W0318

Comparison of DFT Optimized Molecular Geometries Against the Golden Standard – X-Ray Structures. Ilia Guzei, 2124 Chemistry Dept., Univ. of Wisconsin-Madison, 1101 University Ave, Madison, WI 53706 USA.

Density functional theory is used to investigate the electronic and geometric structures and periodic trends in the Metal-Ligand bonding of the [O=NbCl₄-L]X compounds in which the metal complex is neutral or negatively charged and the coordinated atom of the ligand L is nitrogen, oxygen, or halogen. Crystal structures of anionic or neutral complexes of the formula [O=NbCl₄-L]^{(0 or –1)} where L is pyridine, acetonitrile, water, THF, halogen, or a vacant coordination site will be compared with the geometries of these complexes optimized at the UB3LYP/LANL2DZ level of theory.

Importantly, the theoretical model choice and its suitability to adequately describe a certain molecular system must be verified against the golden standard – X-ray structures, easily available to experimental crystallographers. Theoretical calculations coupled with X-ray analysis are a powerful source of information regarding electronic structures of complex compounds.

Trans-effects and 3-center 4-electron bonding in the Nb complexes [O=NbCl₄-L]^{(0 or –1)} will be addressed. A point of special interest is [O=NbCl₄(pyridine)]^–1, whose molecular geometry deviate from the ideal C_2v configuration in several structures. Its molecular structure, energy, and hybridization of the valent orbitals of the Nb center will be discussed.

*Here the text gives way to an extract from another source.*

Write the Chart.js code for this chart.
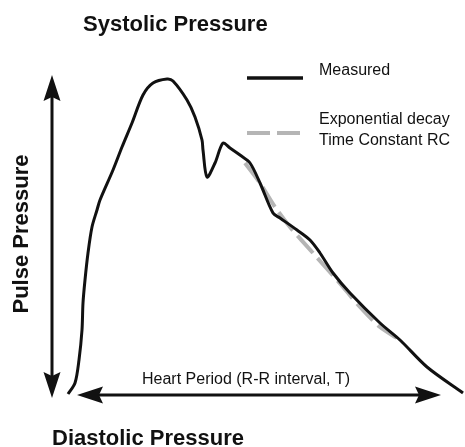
<!DOCTYPE html>
<html>
<head>
<meta charset="utf-8">
<script src="https://cdn.jsdelivr.net/npm/chart.js@4/dist/chart.umd.min.js"></script>
<style>
  html, body { margin: 0; padding: 0; background: #fff; }
  #wrap { width: 465px; height: 447px; position: relative; }
</style>
</head>
<body>
<div id="wrap"><canvas id="pressure-chart"></canvas></div>
<script>
// Measured arterial pressure wave (time and pressure in arbitrary units)
const measuredTime = [0, 7, 11, 14, 15, 17, 20, 24, 29, 32, 45, 54, 64, 75, 85, 99, 105, 119, 127, 134, 135, 139, 147, 155, 162, 172, 182, 192, 205, 212, 229, 242, 252, 265, 282, 312, 332, 359, 395];
const measuredPressure = [1, 12, 35, 65, 92, 115, 142, 168, 185, 195, 225, 248, 272, 300, 312, 316, 314, 295, 278, 255, 245, 218, 232, 252, 247, 240, 232, 212, 182, 177, 165, 155, 142, 122, 102, 72, 55, 28, 2];

// Exponential decay fit (time constant RC)
const decayTime = [177, 192, 207, 222, 245, 275, 292, 312, 329];
const decayPressure = [232, 212, 188, 168, 142, 108, 88, 68, 57];

// Axis ranges and annotation values
const timeRange = [-68, 397];
const pressureRange = [-52, 395];
const heartPeriod = [9, 373];      // R-R interval, at diastolic level 0
const pulseRange = [-3, 320];      // diastolic -> systolic
const pulseArrowTime = -16;

const seriesLabels = ["Measured", ["Exponential decay", "Time Constant RC"]];
const FONT = '"Liberation Sans", Arial, sans-serif';

function toPoints(xs, ys) {
    return xs.map((t, i) => ({ x: t, y: ys[i] }));
}

// Draw a notched arrow head with its tip at (tx, ty) pointing along angle
function arrowHead(ctx, tx, ty, angle) {
    const len = 26, half = 8.5, notch = 4;
    ctx.save();
    ctx.translate(tx, ty);
    ctx.rotate(angle);
    ctx.beginPath();
    ctx.moveTo(0, 0);
    ctx.lineTo(-len, -half);
    ctx.lineTo(-len + notch, 0);
    ctx.lineTo(-len, half);
    ctx.closePath();
    ctx.fill();
    ctx.restore();
}

function doubleArrow(ctx, x1, y1, x2, y2) {
    const angle = Math.atan2(y2 - y1, x2 - x1);
    const dx = Math.cos(angle) * 20, dy = Math.sin(angle) * 20;
    ctx.beginPath();
    ctx.moveTo(x1 + dx, y1 + dy);
    ctx.lineTo(x2 - dx, y2 - dy);
    ctx.stroke();
    arrowHead(ctx, x2, y2, angle);
    arrowHead(ctx, x1, y1, angle + Math.PI);
}

const annotations = {
    id: "annotations",
    afterDatasetsDraw(chart) {
        const { ctx, scales: { x, y } } = chart;
        ctx.save();
        ctx.strokeStyle = "#111";
        ctx.fillStyle = "#111";
        ctx.lineWidth = 3;

        // Pulse pressure arrow
        const px = x.getPixelForValue(pulseArrowTime);
        doubleArrow(ctx, px, y.getPixelForValue(pulseRange[0]), px, y.getPixelForValue(pulseRange[1]));

        // Heart period arrow
        const hy = y.getPixelForValue(0);
        doubleArrow(ctx, x.getPixelForValue(heartPeriod[0]), hy, x.getPixelForValue(heartPeriod[1]), hy);

        // Texts
        ctx.textBaseline = "alphabetic";
        ctx.textAlign = "left";
        ctx.font = "bold 22px " + FONT;
        ctx.fillText("Systolic Pressure", 83, 31);
        ctx.fillText("Diastolic Pressure", 52, 445);

        ctx.save();
        ctx.translate(28, 234);
        ctx.rotate(-Math.PI / 2);
        ctx.textAlign = "center";
        ctx.fillText("Pulse Pressure", 0, 0);
        ctx.restore();

        ctx.font = "16px " + FONT;
        ctx.fillText("Heart Period (R-R interval, T)", 142, 384);

        // Legend
        ctx.fillText(seriesLabels[0], 319, 75);
        ctx.fillText(seriesLabels[1][0], 319, 124);
        ctx.fillText(seriesLabels[1][1], 319, 145);

        ctx.lineWidth = 3.3;
        ctx.beginPath();
        ctx.moveTo(247, 78);
        ctx.lineTo(303, 78);
        ctx.stroke();

        ctx.strokeStyle = "#b5b5b5";
        ctx.lineWidth = 4;
        ctx.setLineDash([23, 7]);
        ctx.beginPath();
        ctx.moveTo(247, 133);
        ctx.lineTo(300, 133);
        ctx.stroke();
        ctx.restore();
    }
};

new Chart(document.getElementById("pressure-chart"), {
    type: "line",
    data: {
        datasets: [
            {
                label: seriesLabels[0],
                data: toPoints(measuredTime, measuredPressure),
                borderColor: "#111",
                borderWidth: 3,
                pointRadius: 0,
                tension: 0.3,
                fill: false,
                order: 0
            },
            {
                label: seriesLabels[1].join(" "),
                data: toPoints(decayTime, decayPressure),
                borderColor: "#b5b5b5",
                borderWidth: 4,
                borderDash: [23, 7],
                pointRadius: 0,
                tension: 0.3,
                fill: false,
                order: 1
            }
        ]
    },
    options: {
        responsive: true,
        maintainAspectRatio: false,
        animation: false,
        layout: { padding: 0 },
        plugins: {
            legend: { display: false },
            tooltip: { enabled: false },
            title: { display: false }
        },
        scales: {
            x: { type: "linear", min: timeRange[0], max: timeRange[1], display: false },
            y: { type: "linear", min: pressureRange[0], max: pressureRange[1], display: false }
        }
    },
    plugins: [annotations]
});
</script>
</body>
</html>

The studies indicate that agreement between observed and calculated bond distances and angles acceptable to a theoretical chemist is significantly inferior to the one expected by a crystallographer. It is imperative to compare the experimental and theoretical molecular parameters to recognize the limitations of the model. However, theoretical calculations illustrate the expected trends in the bond distance and angle changes.